Voluntary limb movements are fundamental to human life, as evidenced by the severe functional limitations that beset those with life-long paralysis after spinal cord injury (SCI). Humans routinely coordinate a broad range of limb movements to accomplish daily living activities such as eating, bathing, or walking. However, these well-choreographed movements are often constrained after SCI due to slow, variable and frustratingly limited functional recovery. Prior research has convincingly showed us that the human spinal cord does far more than serve as conduit for sensory and motor signaling. However, there remain important gaps in our understanding of how spinal circuits adapt and reorganize to allow humans to interact with the physical world or to compensate after injury.

My lab studies the neural regulation of whole limb movement and the underlying cellular mechanisms within spinal circuitry that may contribute to recovery of limb function after SCI. Our recent studies provide new appreciation for the capacity of the human spinal cord to adapt and reorganize after injury. In particular, we demonstrated that a novel spinal plasticity-promoting primer elicits respiratory and non-respiratory motor recovery in rodent SCI models (Lovett-Barr et al., 2012) and improved limb function in humans with SCI (Trumbower et al., 2012). An important goal guiding our translational research is to identify whether endogenous mechanisms of spinal plasticity demonstrated in rodents also contribute to functional recovery in humans with SCI. To achieve this goal, our team uses advanced electrophysiology, pharmacology, neuromechanics, and computer simulation techniques in able-bodied humans and persons with SCI.

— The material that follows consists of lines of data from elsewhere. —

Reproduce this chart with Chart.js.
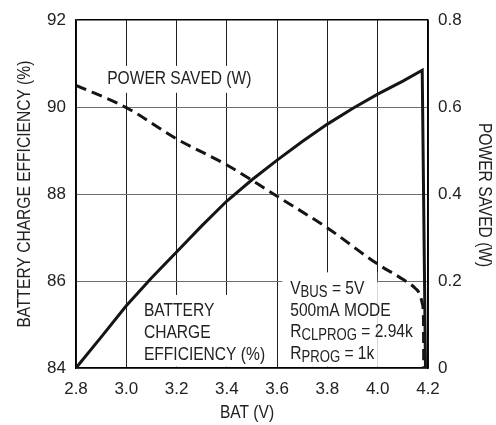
<!DOCTYPE html>
<html><head><meta charset="utf-8">
<script src="https://cdn.jsdelivr.net/npm/chart.js@4/dist/chart.umd.min.js"></script>
<style>html,body{margin:0;padding:0;background:#fff}#wrap{width:496px;height:425px;position:relative}canvas{display:block}</style>
</head><body><div id="wrap"><canvas id="c" width="496" height="425" style="width:496px;height:425px"></canvas></div>
<script>
// ---- data ----
const batV = [2.8, 2.9, 3.0, 3.1, 3.2, 3.3, 3.4, 3.5, 3.6, 3.7, 3.8, 3.9, 4.0, 4.1, 4.177, 4.19];
const efficiency = [84.0, 84.71, 85.43, 86.07, 86.67, 87.27, 87.84, 88.33, 88.78, 89.21, 89.61, 89.97, 90.30, 90.60, 90.85, 84.0];
const powerV = [2.8, 3.0, 3.2, 3.4, 3.6, 3.8, 4.0, 4.1, 4.15, 4.165, 4.178, 4.182, 4.183];
const powerSaved = [0.650, 0.599, 0.527, 0.467, 0.395, 0.322, 0.239, 0.204, 0.183, 0.172, 0.147, 0.11, 0.0];
const xTicks = [2.8, 3.0, 3.2, 3.4, 3.6, 3.8, 4.0, 4.2];
const xTickLabels = ['2.8', '3.0', '3.2', '3.4', '3.6', '3.8', '4.0', '4.2'];
const effTicks = [84, 86, 88, 90, 92];
const effTickLabels = ['84', '86', '88', '90', '92'];
const powerTicks = [0, 0.2, 0.4, 0.6, 0.8];
const powerTickLabels = ['0', '0.2', '0.4', '0.6', '0.8'];

// ---- font ----
function hasFont(name) {
  const c = document.createElement('canvas').getContext('2d');
  const s = 'POWER SAVED (W) 0123';
  c.font = '20px monospace'; const a = c.measureText(s).width;
  c.font = '20px "' + name + '", monospace'; const b = c.measureText(s).width;
  return a !== b;
}
const NARROW = hasFont('Liberation Sans Narrow');
const FAM = NARROW ? '"Liberation Sans Narrow"' : '"Liberation Sans", Arial, sans-serif';
const HS = NARROW ? 1 : 0.82;          // horizontal condensing for label text
const TICK_SIZE = NARROW ? 19 : 17;
const TXT = '#222';

function tickSetter(vals) {
  return scale => { scale.ticks = vals.map(v => ({ value: v })); };
}

const annot = {
  id: 'annot',
  beforeDatasetsDraw(chart) {
    const { ctx, scales: { x, y } } = chart;
    ctx.save();
    ctx.fillStyle = '#fff';
    const box = (x0, x1, y0, y1) => {
      const a = x.getPixelForValue(x0), b = x.getPixelForValue(x1);
      const c = y.getPixelForValue(y0), d = y.getPixelForValue(y1);
      ctx.fillRect(a, c, b - a, d - c);
    };
    box(2.895, 3.53, 90.95, 90.33);
    box(3.03, 3.57, 85.68, 84.03);
    box(3.62, 3.998, 86.2, 84.03);
    box(3.998, 4.175, 85.97, 84.03);
    ctx.restore();
  },
  afterDatasetsDraw(chart) {
    const { ctx, scales: { x, y } } = chart;
    ctx.save();
    ctx.fillStyle = TXT;
    ctx.textBaseline = 'alphabetic';
    ctx.textAlign = 'left';
    const big = '19px ' + FAM, small = '16px ' + FAM;
    const line = (parts, px, py) => {
      ctx.save();
      ctx.translate(px, py);
      ctx.scale(HS, 1);
      let cx = 0;
      for (const p of parts) {
        ctx.font = p.sub ? small : big;
        ctx.fillText(p.t, cx, p.sub ? 3 : 0);
        cx += ctx.measureText(p.t).width;
      }
      ctx.restore();
    };
    line([{ t: 'POWER SAVED (W)' }], x.getPixelForValue(2.924), y.getPixelForValue(90.53));
    const bx = x.getPixelForValue(3.07), by = y.getPixelForValue(85.19);
    ['BATTERY', 'CHARGE', 'EFFICIENCY (%)'].forEach((t, i) => line([{ t }], bx, by + i * 22));
    const vx = x.getPixelForValue(3.652), vy = y.getPixelForValue(85.7);
    const rows = [
      [{ t: 'V' }, { t: 'BUS', sub: true }, { t: ' = 5V' }],
      [{ t: '500mA MODE' }],
      [{ t: 'R' }, { t: 'CLPROG', sub: true }, { t: ' = 2.94k' }],
      [{ t: 'R' }, { t: 'PROG', sub: true }, { t: ' = 1k' }]
    ];
    rows.forEach((r, i) => line(r, vx, vy + i * 21.7));
    ctx.restore();
  },
  afterDraw(chart) {
    const { ctx, chartArea: ca } = chart;
    ctx.save();
    ctx.fillStyle = TXT;
    ctx.font = '19px ' + FAM;
    ctx.textAlign = 'center';
    ctx.textBaseline = 'alphabetic';
    const midY = (ca.top + ca.bottom) / 2;
    ctx.save(); ctx.translate(29.5, midY); ctx.rotate(-Math.PI / 2); ctx.scale(HS, 1);
    ctx.fillText('BATTERY CHARGE EFFICIENCY (%)', 0, 0); ctx.restore();
    ctx.save(); ctx.translate(478.5, midY + 1); ctx.rotate(Math.PI / 2); ctx.scale(HS, 1);
    ctx.fillText('POWER SAVED (W)', 0, 0); ctx.restore();
    ctx.save(); ctx.translate((ca.left + ca.right) / 2 - 5, 418); ctx.scale(HS, 1);
    ctx.fillText('BAT (V)', 0, 0); ctx.restore();
    ctx.restore();
  }
};

new Chart(document.getElementById('c'), {
  type: 'line',
  data: {
    datasets: [
      {
        label: 'Battery charge efficiency (%)',
        data: batV.map((v, i) => ({ x: v, y: efficiency[i] })),
        yAxisID: 'y',
        borderColor: '#151515', borderWidth: 3, pointRadius: 0,
        tension: 0, fill: false, borderJoinStyle: 'miter'
      },
      {
        label: 'Power saved (W)',
        data: powerV.map((v, i) => ({ x: v, y: powerSaved[i] })),
        yAxisID: 'y2',
        borderColor: '#151515', borderWidth: 3, borderDash: [11, 6], pointRadius: 0,
        cubicInterpolationMode: 'monotone', fill: false
      }
    ]
  },
  options: {
    responsive: false,
    maintainAspectRatio: false,
    animation: false,
    devicePixelRatio: 1,
    layout: { padding: { top: 17, left: 0, right: 0, bottom: 0 } },
    plugins: { legend: { display: false }, tooltip: { enabled: false } },
    scales: {
      x: {
        type: 'linear', min: 2.8, max: 4.2,
        afterBuildTicks: tickSetter(xTicks),
        afterFit: s => { s.height = 57; },
        grid: { color: '#1e1e1e', lineWidth: 1, drawTicks: false },
        border: { display: true, color: '#000', width: 1.5 },
        ticks: {
          padding: 11, color: TXT, font: { family: FAM, size: TICK_SIZE },
          minRotation: 0, maxRotation: 0, autoSkip: false,
          callback: (v) => xTickLabels[xTicks.findIndex(t => Math.abs(t - v) < 1e-6)] ?? ''
        }
      },
      y: {
        type: 'linear', position: 'left', min: 84, max: 92,
        afterBuildTicks: tickSetter(effTicks),
        afterFit: s => { s.width = 76; },
        grid: {
          drawTicks: false,
          color: c => c.tick && c.tick.value === 92 ? '#000' : '#6e6e6e',
          lineWidth: c => c.tick && c.tick.value === 92 ? 1.5 : 1
        },
        border: { display: true, color: '#000', width: 1.5 },
        ticks: {
          padding: 10, color: TXT, font: { family: FAM, size: TICK_SIZE }, autoSkip: false,
          callback: (v) => effTickLabels[effTicks.indexOf(v)] ?? ''
        }
      },
      y2: {
        type: 'linear', position: 'right', min: 0, max: 0.8,
        afterBuildTicks: tickSetter(powerTicks),
        afterFit: s => { s.width = 68; },
        grid: { drawOnChartArea: false, drawTicks: false },
        border: { display: true, color: '#000', width: 1.5 },
        ticks: {
          padding: 10, color: TXT, font: { family: FAM, size: TICK_SIZE }, autoSkip: false,
          callback: (v) => powerTickLabels[powerTicks.findIndex(t => Math.abs(t - v) < 1e-6)] ?? ''
        }
      }
    }
  },
  plugins: [annot]
});
</script>
</body></html>
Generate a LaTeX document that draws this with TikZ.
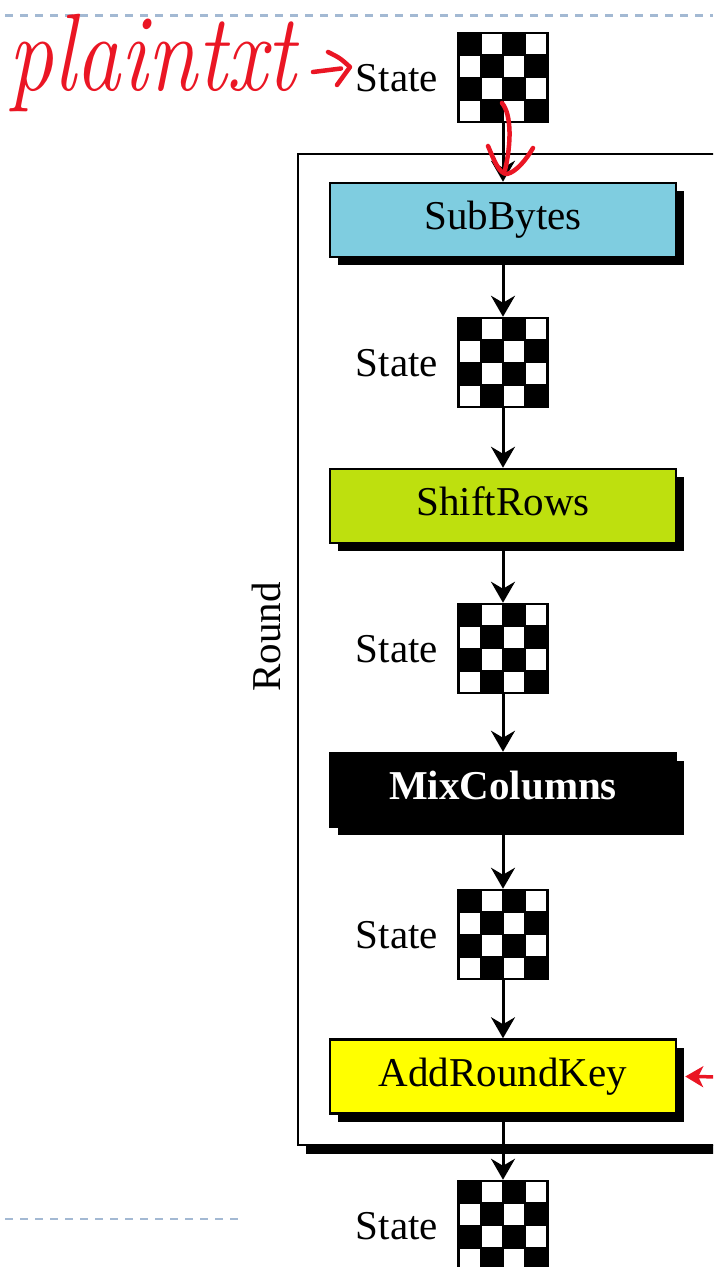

Currently, we are tackling several important clinical questions: How do preserved spinal pathways communicate with functionally relevant motor targets after SCI? How do plasticity-promoting primers augment functional benefits of task-specific training after neurologic injury? We expect that answering these questions will establish important principles for exploiting endogenous mechanisms of plasticity for treating neurologic pathologies. Understanding and learning how to harness this plasticity will profoundly impact persons with life-altering paralysis.